Marco Filoni | The Life and Thought of Alexandre Kojève | Translated from the Italian by David Broder | Northwestern University Press | June 2025 | 271 pages
Boris Groys | Alexandre Kojève: An Intellectual Biography | Verso Books | November 2025 | 166 pages
“Be human, after all!” – “But I don’t want to be human!” Bertolt Brecht, Mahagonny, cited by Kojève
Until 2025, the name “Alexandre Kojève” was a paradox. A philosopher often invoked yet rarely read – a famous enigma. For decades, Kojève’s mythical reputation rested on rumors and anecdotes orbiting his Hegel seminar of the 1930s. This year, two intellectual biographies appeared in English at once: Marco Filoni’s The Life and Thought of Alexandre Kojève and Boris Groys’ Alexandre Kojève: An Intellectual Biography. Approaching Kojève from different angles, both restore him as a thinker in his own right, not just as a source of influence for students like Jacques Lacan and Georges Bataille, who would later turn their backs on his Hegelianism.

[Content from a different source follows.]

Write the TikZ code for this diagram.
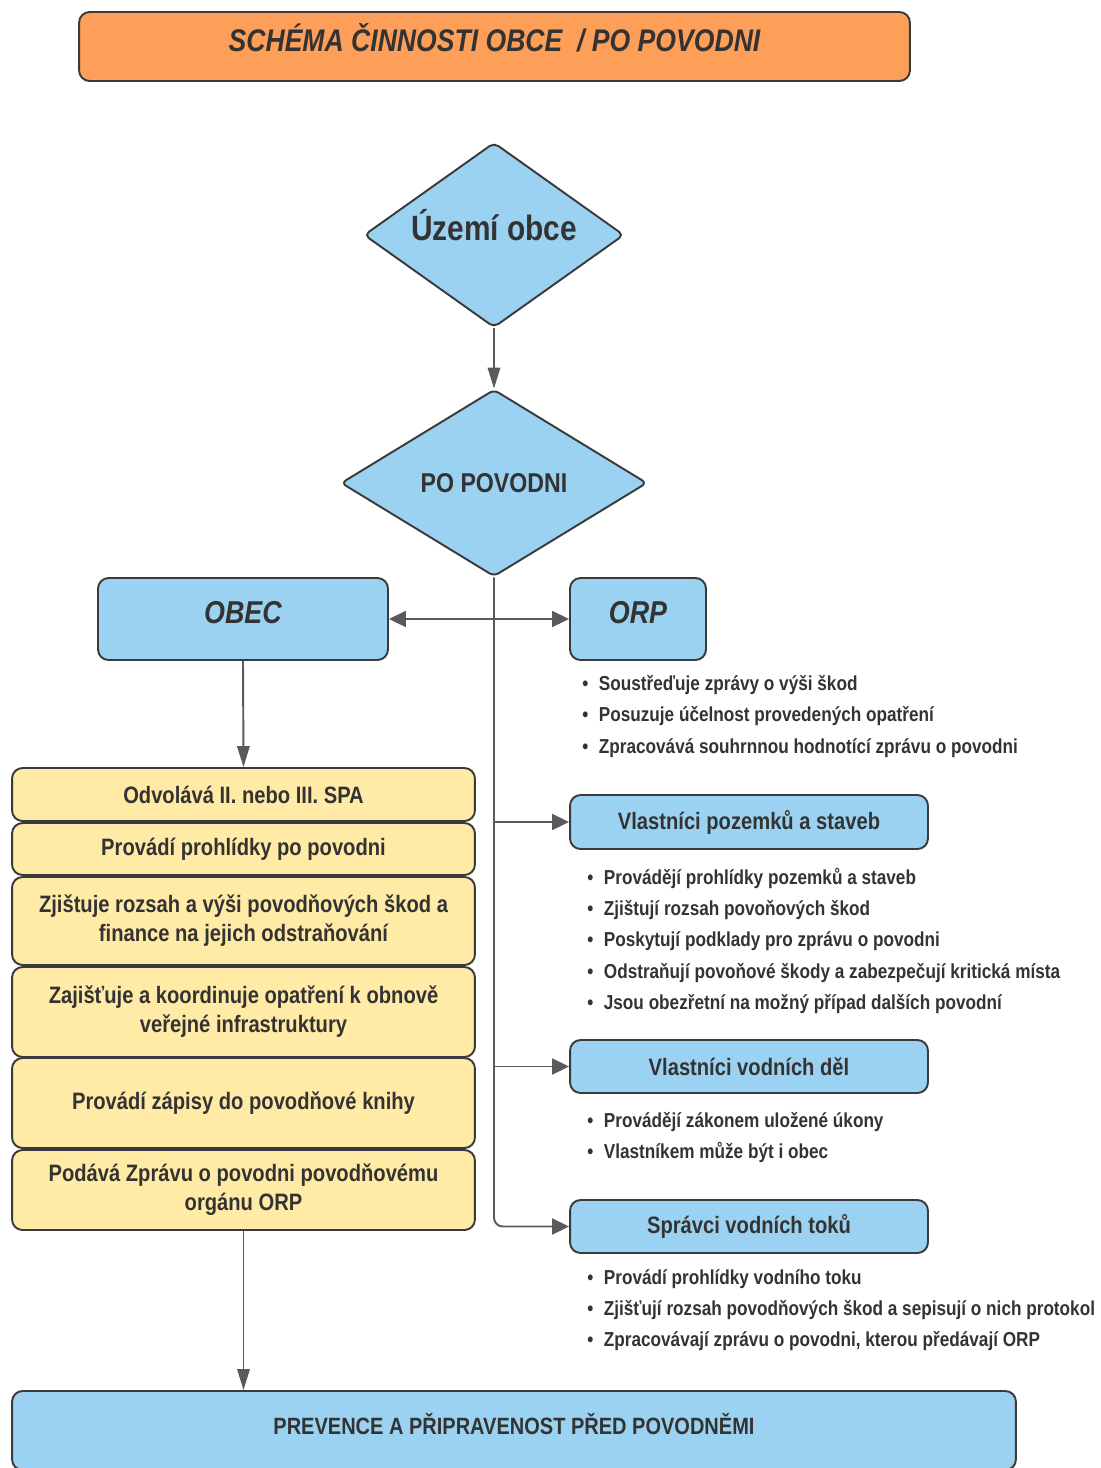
\documentclass[tikz,border=0pt]{standalone}
\usepackage{fontspec}
\setmainfont{Liberation Sans}[FakeStretch=0.85]
\usepackage{tikz}
\usetikzlibrary{shapes.geometric, arrows.meta, positioning, calc}
\definecolor{titleorange}{HTML}{FD9F58}
\definecolor{skyblue}{HTML}{9CD2F1}
\definecolor{paleyellow}{HTML}{FFEAA6}
\definecolor{edgegray}{HTML}{3A3A3A}
\definecolor{linegray}{HTML}{5A5A5A}
\definecolor{textdark}{HTML}{333333}
\tikzset{
  vconn/.style={-{Triangle[length=0.42cm, width=0.25cm]}, line width=1.1pt, linegray},
  hconn/.style={-{Triangle[length=0.34cm, width=0.32cm]}, line width=1.1pt, linegray},
  bluebox/.style={rectangle, rounded corners=6pt, draw=edgegray, fill=skyblue, line width=1.1pt, align=center, text=textdark, inner sep=0pt},
  capcentre/.style={text height=0.72em, text depth=#1},
  capcentre/.default=0.25em,
  stackbox/.style={rectangle, rounded corners=6pt, draw=edgegray, fill=paleyellow, line width=1.1pt, align=center, text=textdark, inner sep=0pt, minimum width=9.26cm, font=\fontsize{13.5}{16.5}\selectfont\bfseries},
  decision/.style={diamond, aspect=1.4, rounded corners=3pt, draw=edgegray, fill=skyblue, line width=1.1pt, text=textdark, inner sep=0pt},
  bullettext/.style={anchor=west, text=textdark, inner sep=0pt, text height=1.6ex, text depth=0.45ex, font=\fontsize{11.5}{14}\selectfont\bfseries},
}
\newcommand{\bul}{\textbullet\hspace{6pt}}

\begin{document}
\begin{tikzpicture}[x=0.02cm, y=-0.02cm]
  \useasboundingbox (0,0) rectangle (1101,1468);

  % Title
  \node[rectangle, rounded corners=6pt, draw=edgegray, fill=titleorange, line width=1.1pt, text=textdark, capcentre=0.2em,
        minimum width=16.62cm, minimum height=1.38cm, font=\fontsize{17.8}{20}\selectfont\bfseries\itshape] (title) at (494.5,46.5)
        {SCHÉMA ČINNOSTI OBCE~ / PO POVODNI};

  % Decisions
  \node[decision, capcentre=0.05em, minimum width=5.2cm, minimum height=3.7cm, font=\fontsize{20}{22}\selectfont\bfseries] (uzemi) at (494,235) {Území obce};
  \node[decision, minimum width=6.12cm, minimum height=3.74cm, font=\fontsize{15.5}{18}\selectfont\bfseries] (popov) at (494,483) {PO POVODNI};
  \draw[vconn] (uzemi.south) -- (popov.north);

  % Actors
  \node[bluebox, capcentre, minimum width=5.8cm, minimum height=1.64cm, font=\fontsize{18}{20}\selectfont\bfseries\itshape] (obec) at (243,619) {OBEC};
  \node[bluebox, capcentre, minimum width=2.72cm, minimum height=1.64cm, font=\fontsize{18}{20}\selectfont\bfseries\itshape] (orp) at (638,619) {ORP};
  \node[bluebox, minimum width=7.16cm, minimum height=1.08cm, font=\fontsize{13.5}{16}\selectfont\bfseries] (pozemky) at (749,822) {Vlastníci pozemků a staveb};
  \node[bluebox, minimum width=7.16cm, minimum height=1.06cm, font=\fontsize{13.5}{16}\selectfont\bfseries] (vodnidila) at (749,1066.5) {Vlastníci vodních děl};
  \node[bluebox, minimum width=7.16cm, minimum height=1.06cm, font=\fontsize{13.5}{16}\selectfont\bfseries] (spravci) at (749,1226.5) {Správci vodních toků};

  % Trunk and branches
  \coordinate (split) at (popov.south |- obec.east);
  \draw[hconn] (split) -- (obec.east);
  \draw[hconn] (split) -- (orp.west);
  \draw[hconn] (popov.south |- pozemky.west) -- (pozemky.west);
  \draw[hconn] (popov.south |- vodnidila.west) -- (vodnidila.west);
  \draw[hconn, rounded corners=5pt] (popov.south) |- (spravci.west);

  % Obec stack
  \foreach \i/\y/\h/\txt in {
      1/794.5/1.06/{Odvolává II. nebo III. SPA},
      2/849/1.04/{Provádí prohlídky po povodni},
      3/921/1.76/{Zjištuje rozsah a výši povodňových škod a\\finance na jejich odstraňování},
      4/1012/1.80/{Zajišťuje a koordinuje opatření k obnově\\veřejné infrastruktury},
      5/1103/1.80/{Provádí zápisy do povodňové knihy},
      6/1190/1.60/{Podává Zprávu o povodni povodňovému\\orgánu ORP}} {
    \node[stackbox, minimum height=\h cm] (s\i) at (243.5,\y) {\txt};
  }
  \draw[vconn] (obec.south) -- (s1.north);

  % Bottom
  \node[bluebox, capcentre, minimum width=20.08cm, minimum height=1.58cm, font=\fontsize{13.4}{15}\selectfont\bfseries] (prevence) at (514,1430.5)
        {PREVENCE A PŘIPRAVENOST PŘED POVODNĚMI};
  \draw[vconn] (s6.south) -- (s6.south |- prevence.north);

  % Bullet lists
  \foreach \txt [count=\i] in {Soustřeďuje zprávy o výši škod, Posuzuje účelnost provedených opatření,
      Zpracovává souhrnnou hodnotící zprávu o povodni} {
    \node[bullettext] (orpb\i) at (582,{685+31.5*(\i-1)}) {\bul\txt};
  }
  \foreach \txt [count=\i] in {Provádějí prohlídky pozemků a staveb, Zjištují rozsah povoňových škod,
      Poskytují podklady pro zprávu o povodni, Odstraňují povoňové škody a zabezpečují kritická místa,
      Jsou obezřetní na možný případ dalších povodní} {
    \node[bullettext] (pozb\i) at (587,{879+31.3*(\i-1)}) {\bul\txt};
  }
  \foreach \txt [count=\i] in {Provádějí zákonem uložené úkony, Vlastníkem může být i obec} {
    \node[bullettext] (vdb\i) at (587,{1122+31*(\i-1)}) {\bul\txt};
  }
  \foreach \txt [count=\i] in {Provádí prohlídky vodního toku, Zjišťují rozsah povodňových škod a sepisují o nich protokol,
      {Zpracovávají zprávu o povodni, kterou předávají ORP}} {
    \node[bullettext] (svtb\i) at (587,{1279+31*(\i-1)}) {\bul\txt};
  }
\end{tikzpicture}
\end{document}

Filoni and Groys convincingly show that Kojève was more than just a reader of Hegel –whether a good or bad one. In many ways, he was the father of postmodernism and our own radical contemporary. It was Kojève who first captured the tedious experience of life under late capitalism: the exhaustion of resources, endless admin, and the repeated, often cruel subsumption of bodies and minds under automation. Anyone who has recently called a hotline and tried to reach a human voice or received yet another Chat GPT-generated rejection email for a job application will recognize the world Kojève saw coming. The end of history is the eternal present of a bureaucracy without humans.

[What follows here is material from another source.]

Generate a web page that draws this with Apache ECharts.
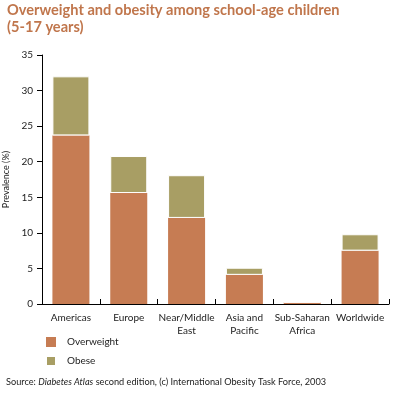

Let’s start at the end. History is over and that’s it – Kojève’s most famous provocation. And he lets the credits roll for a while: it’s the end but it’s not over yet. Kojève was himself not quite sure when exactly history had ended. He changed his mind more than once: first Napoleon, then Stalin, finally the Japanese snob drinking tea and arranging flowers. What Kojève really meant by the end of history is open to debate, but no reader has distorted the idea more than Francis Fukuyama in the 1990s.

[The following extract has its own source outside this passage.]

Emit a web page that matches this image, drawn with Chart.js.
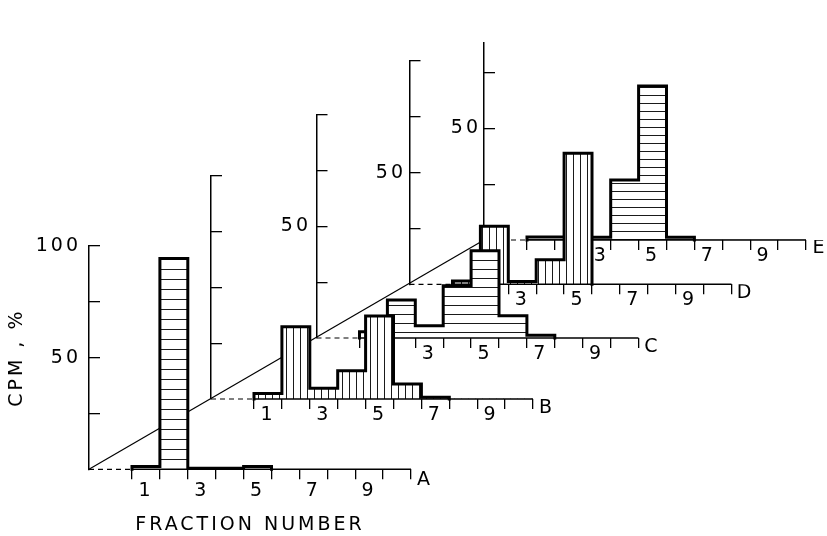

In The End of History and the Last Man, Fukuyama made Kojève’s end of history synonymous with the fall of the Soviet Union and the final triumph of liberal democracy and capitalism. A violent misreading that also misses Kojève’s irony. One cannot help but wonder whether Fukuyama even read Kojève (not a single work appears in the bibliography). In fact, the end of history as Kojève envisioned it in the 1930–40s was far from a victory for capitalism. Socialism holds an ambivalent place in his work, shaped by his youth in Soviet Russia, reading Hegel with Marx, and his later involvement in left Eurasianist circles and the French Resistance.
Kojève’s life was as strange as his philosophy. Born in 1902 into a wealthy family in Moscow as Aleksandr Kozhevnikov (his uncle was the painter Wassily Kandinsky), Kojève left Russia to study in Germany before settling in Paris. The story of his escape is spectacular: After his adoptive father was assassinated by revolutionaries, the Bolsheviks arrested Kojève for trading soap on the black market. Thanks to Filoni, we now know that Kojève’s uncle was Lenin’s personal physician – a connection that may have saved his life. He packed his bags with jewels which financed a lavish life in Germany of the Roaring Twenties (what Filoni calls the “Berliner Wild West, dripping with nouveaux riches”).